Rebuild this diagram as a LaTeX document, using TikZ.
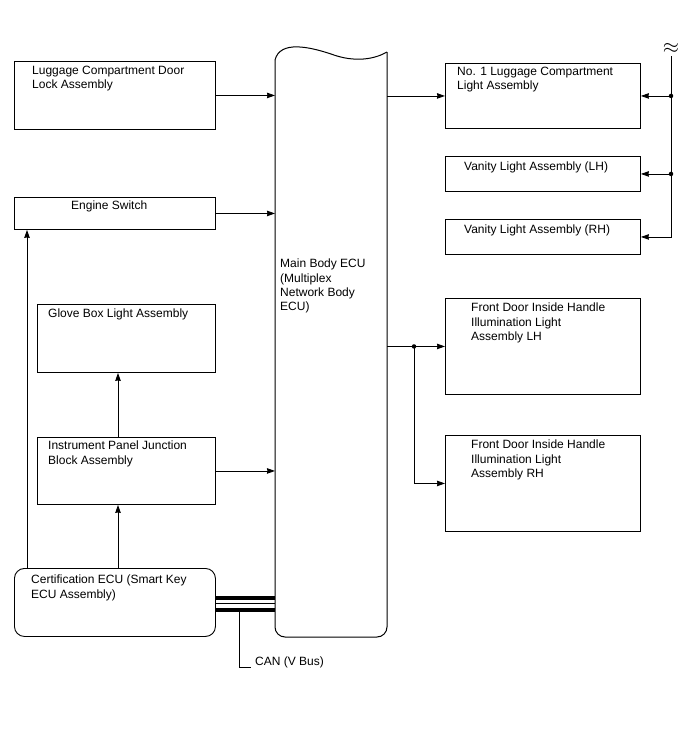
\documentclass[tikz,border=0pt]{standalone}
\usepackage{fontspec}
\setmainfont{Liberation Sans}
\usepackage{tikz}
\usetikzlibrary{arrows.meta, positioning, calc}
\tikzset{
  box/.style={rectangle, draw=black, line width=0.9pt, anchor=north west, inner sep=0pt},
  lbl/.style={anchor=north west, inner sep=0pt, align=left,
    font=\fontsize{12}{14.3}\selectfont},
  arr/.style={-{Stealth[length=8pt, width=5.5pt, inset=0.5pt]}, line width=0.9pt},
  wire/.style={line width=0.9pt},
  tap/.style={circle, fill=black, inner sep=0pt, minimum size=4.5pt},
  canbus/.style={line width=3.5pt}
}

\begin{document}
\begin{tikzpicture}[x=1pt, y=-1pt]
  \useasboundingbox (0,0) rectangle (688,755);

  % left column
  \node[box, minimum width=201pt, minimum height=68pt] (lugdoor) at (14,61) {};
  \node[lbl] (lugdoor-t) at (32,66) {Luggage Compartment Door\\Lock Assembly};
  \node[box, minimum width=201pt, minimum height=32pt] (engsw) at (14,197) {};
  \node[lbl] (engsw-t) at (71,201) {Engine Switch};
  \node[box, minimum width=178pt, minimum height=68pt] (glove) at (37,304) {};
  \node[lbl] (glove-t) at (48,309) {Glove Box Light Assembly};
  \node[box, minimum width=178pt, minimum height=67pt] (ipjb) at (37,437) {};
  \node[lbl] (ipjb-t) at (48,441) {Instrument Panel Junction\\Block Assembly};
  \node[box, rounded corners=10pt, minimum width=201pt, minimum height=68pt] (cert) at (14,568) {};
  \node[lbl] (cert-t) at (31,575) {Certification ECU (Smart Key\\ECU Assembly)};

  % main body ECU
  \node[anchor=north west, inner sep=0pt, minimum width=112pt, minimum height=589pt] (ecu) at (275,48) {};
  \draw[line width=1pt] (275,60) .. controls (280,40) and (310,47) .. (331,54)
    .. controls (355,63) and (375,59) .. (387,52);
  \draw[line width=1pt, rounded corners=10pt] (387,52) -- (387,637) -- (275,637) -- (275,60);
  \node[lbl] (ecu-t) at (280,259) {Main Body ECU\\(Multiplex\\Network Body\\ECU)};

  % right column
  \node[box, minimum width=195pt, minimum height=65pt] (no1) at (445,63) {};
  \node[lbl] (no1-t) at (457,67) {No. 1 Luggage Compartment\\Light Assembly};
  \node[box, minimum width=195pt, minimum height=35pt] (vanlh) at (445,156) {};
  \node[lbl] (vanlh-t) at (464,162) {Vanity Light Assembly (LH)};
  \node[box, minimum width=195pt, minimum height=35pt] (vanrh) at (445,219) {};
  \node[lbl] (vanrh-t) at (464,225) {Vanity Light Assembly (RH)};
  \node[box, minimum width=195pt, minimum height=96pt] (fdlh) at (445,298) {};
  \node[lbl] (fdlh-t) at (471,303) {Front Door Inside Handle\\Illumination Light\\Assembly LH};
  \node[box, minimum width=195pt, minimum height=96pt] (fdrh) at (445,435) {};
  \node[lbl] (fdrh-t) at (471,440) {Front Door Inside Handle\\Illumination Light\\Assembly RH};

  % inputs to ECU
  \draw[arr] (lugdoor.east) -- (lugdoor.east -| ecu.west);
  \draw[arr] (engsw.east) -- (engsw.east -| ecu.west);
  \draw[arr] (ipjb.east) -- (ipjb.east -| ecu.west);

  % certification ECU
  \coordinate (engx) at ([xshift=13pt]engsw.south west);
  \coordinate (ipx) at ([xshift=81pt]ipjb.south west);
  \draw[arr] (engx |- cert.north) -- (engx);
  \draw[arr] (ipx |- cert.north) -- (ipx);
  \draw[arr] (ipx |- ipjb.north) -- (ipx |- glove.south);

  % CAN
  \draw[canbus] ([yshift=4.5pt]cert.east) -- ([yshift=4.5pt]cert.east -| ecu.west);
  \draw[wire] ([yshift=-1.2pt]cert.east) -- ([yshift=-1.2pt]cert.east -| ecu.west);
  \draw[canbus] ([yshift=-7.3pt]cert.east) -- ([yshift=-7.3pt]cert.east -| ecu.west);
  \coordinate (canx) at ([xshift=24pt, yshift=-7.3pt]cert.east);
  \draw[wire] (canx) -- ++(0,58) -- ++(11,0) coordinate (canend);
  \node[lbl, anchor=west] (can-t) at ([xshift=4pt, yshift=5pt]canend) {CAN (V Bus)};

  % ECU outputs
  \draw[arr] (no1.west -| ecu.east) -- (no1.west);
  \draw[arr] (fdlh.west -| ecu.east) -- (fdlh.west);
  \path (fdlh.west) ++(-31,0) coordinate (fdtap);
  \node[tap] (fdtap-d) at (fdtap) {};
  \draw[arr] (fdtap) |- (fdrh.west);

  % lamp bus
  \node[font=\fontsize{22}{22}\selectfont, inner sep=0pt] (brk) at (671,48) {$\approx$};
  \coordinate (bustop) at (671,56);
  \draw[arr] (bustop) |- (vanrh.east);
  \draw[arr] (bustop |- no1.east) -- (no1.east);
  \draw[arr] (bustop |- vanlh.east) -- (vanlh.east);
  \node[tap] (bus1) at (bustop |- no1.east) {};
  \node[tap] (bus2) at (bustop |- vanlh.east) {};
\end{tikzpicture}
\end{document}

━━━━━━━━━━

§ **TASK STATEMENT**: Set down again, exactly, the lines of the material above from its first line to the one with "(0,0) rectangle (688,755);", inclusive. Leave the pictures out.

§ **IN RESPONSE**:
Rebuild this diagram as a LaTeX document, using TikZ.
\documentclass[tikz,border=0pt]{standalone}
\usepackage{fontspec}
\setmainfont{Liberation Sans}
\usepackage{tikz}
\usetikzlibrary{arrows.meta, positioning, calc}
\tikzset{
  box/.style={rectangle, draw=black, line width=0.9pt, anchor=north west, inner sep=0pt},
  lbl/.style={anchor=north west, inner sep=0pt, align=left,
    font=\fontsize{12}{14.3}\selectfont},
  arr/.style={-{Stealth[length=8pt, width=5.5pt, inset=0.5pt]}, line width=0.9pt},
  wire/.style={line width=0.9pt},
  tap/.style={circle, fill=black, inner sep=0pt, minimum size=4.5pt},
  canbus/.style={line width=3.5pt}
}

\begin{document}
\begin{tikzpicture}[x=1pt, y=-1pt]
  \useasboundingbox (0,0) rectangle (688,755);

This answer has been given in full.